San Diego's Sweetwater Dam
A crucial map for the history of San Diego's water resources development, a manuscript survey for the Sweetwater Dam and reservoir site belonging to the San Diego Land & Town Co.
Dated March 1887 and made under the aegis of the San Diego Land & Town Co., this map stands as a foundational document in the early planning and management of water resources in the San Diego region. Executed in pen and ink on drafting linen, the map features hand-colored contour lines, facilitating an understanding of the topography and hydrology of the site. A detailed table specifying the area and capacity of the reservoir at various depths adds to the original utility of the map, which was made during the planning stages of the Sweetwater Dam. Jamacha Rancho is prominently noted on the map.
Water has perennially shaped the destinies of communities, more so in arid regions like Southern California. The latter part of the 19th century marked a transformative phase for San Diego, marked by railroad connections with the east and north, as well as important water development. Securing reliable water resources was paramount for the region's long-term sustainability. The map prefigures the construction of the Sweetwater Dam, which when completed in 1888, became the first modern dam in San Diego. The new infrastructure addressed not only immediate needs but laid the foundation for building new communities out of San Diego's vast swaths of undeveloped land. While the boom and bust cycle of local real estate speculation would continue for decades to come, San Diego would have the water when needed.
The table is notable, as it presents data on the reservoir's area and capacity at varying depths, demonstrating an early commitment to meticulous planning and resource management. This map stands as evidence of San Diego's early grasping the reins of its future, acutely aware that water management would be the linchpin in its hoped-for trajectory toward becoming an important American city.
This dam suffered a catastrophic failure in January and February of 1916 when a series of powerful rainstorms hit the area. The resultant floods led to a partial collapse of the dam, resulting in significant property damage downstream and the tragic loss of lives. The incident underscored the need for stringent safety measures and more rigorous engineering standards in dam construction to protect communities and resources.

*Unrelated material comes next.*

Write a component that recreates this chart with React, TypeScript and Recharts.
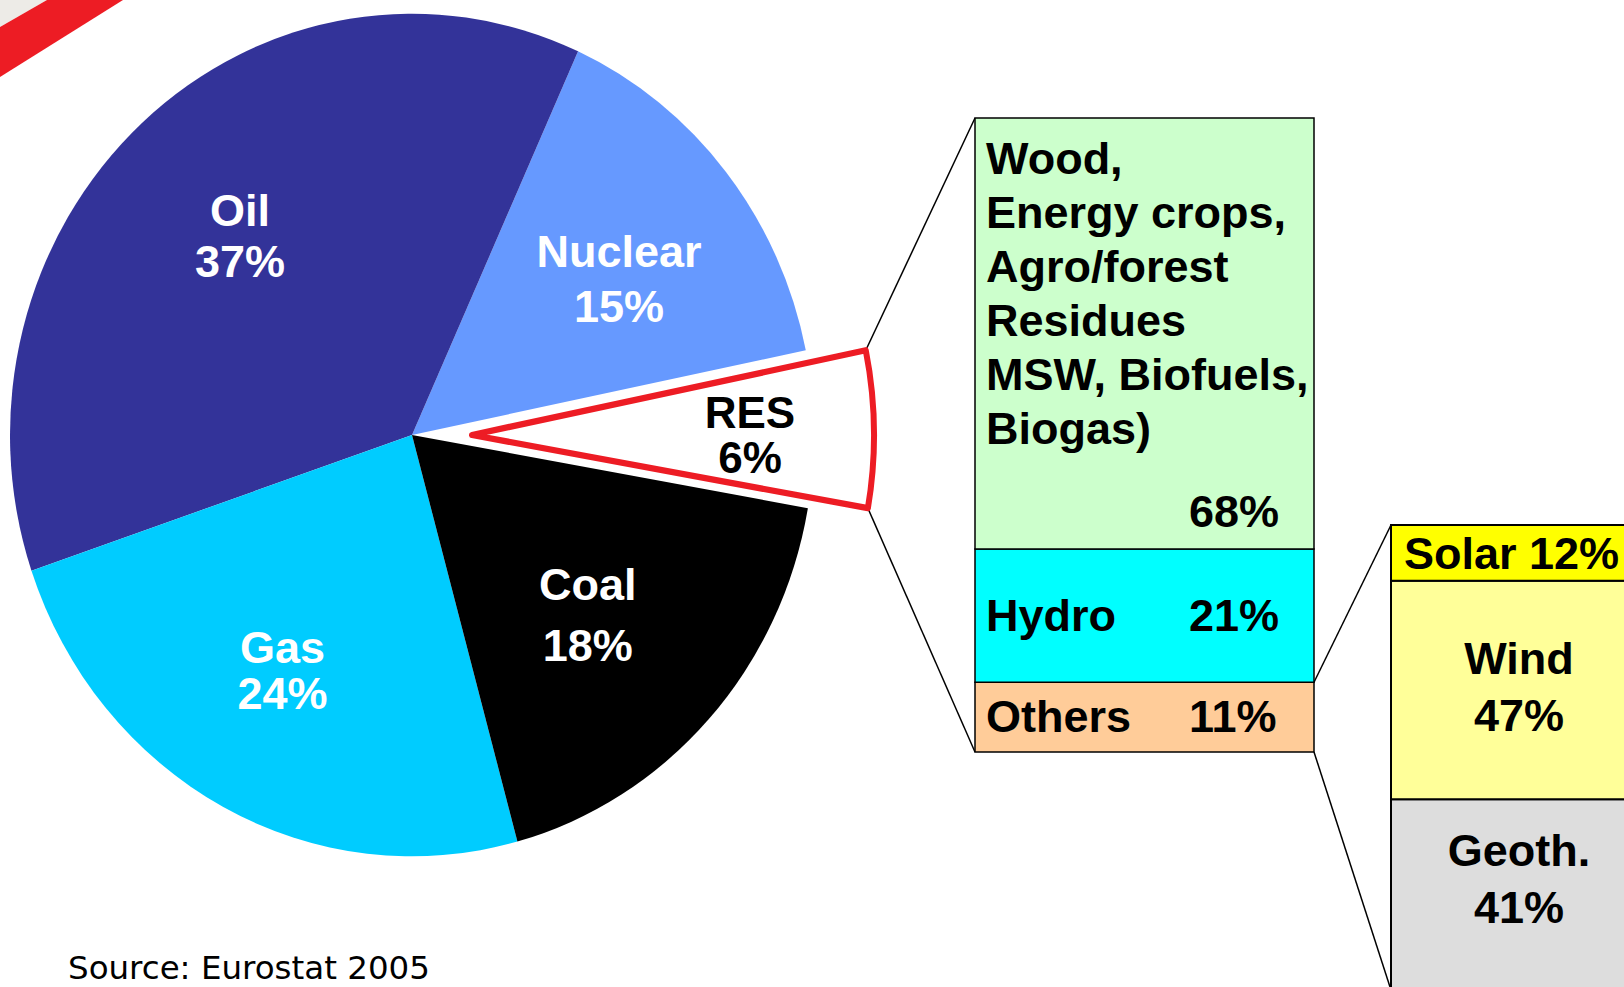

James Dix Schuyler: Canal Builder, Irrigation Specialist, and San Diego City Engineer
Schuyler (1848-1912) was a prolific West Coast engineer whose diverse enterprises spanned many states, countries, and fields. While perhaps his most notable achievement was accompanying President-Elect William Howard Taft on a tour of the Panama Canal, and reporting on his findings for Congress, much of his life was dedicated to building early California infrastructure, including key surveying work in San Diego.
A native of Ithaca, New York, Schuyler started his engineering career in the Midwest in 1869, employed in the service of the Kansas Pacific Railway. From there, he moved to California to work on railroads, before being appointed Chief Assistant State Engineer in 1877. Following a brief stint in the Mexican railroad industry, Schuyler returned to California. One of his most important projects was the construction of the Sweetwater Dam in 1887-1888, the focus of the present manuscript map. It was about this time when he became City Engineer for San Diego. In the early 1900s, Schuyler pioneered the construction of dams through hydraulic fill, and it was in part because of this expertise that he was sent, with President-Elect Taft, to Panama to advise on the construction of a lock system. He recommended substantial modifications to the Gatun Dam, which were acted upon.
Schuyler died in 1912. His papers are preserved at UC Riverside.
This map is unique, we can find no trace of any version of the map separately cataloged in OCLC or cited in RBH. It is very rare indeed to encounter a manuscript map which combines high quality draftsmanship and detail with central historical importance to Southern California water resources development. It would be difficult to imagine a 19th-century San Diego map of comparable importance - perhaps James Pascoe's Pueblo Lands of San Diego, or the earliest maps of the California Southern Railroad, such like would be on par with the present survey map of Sweetwater Dam and Reservoir.
The San Diego Land & Town Company was initially set up in 1880 to sell land to finance the California Southern Railroad, a thwarted attempt to make San Diego a Pacific terminus of a transcontinental railroad. Despite California Southern's failure to directly link San Diego to the East Coast, the well-financed Boston-based syndicate that controlled the SDL&T Co. shaped the company into a major force during San Diego's 1880s land boom.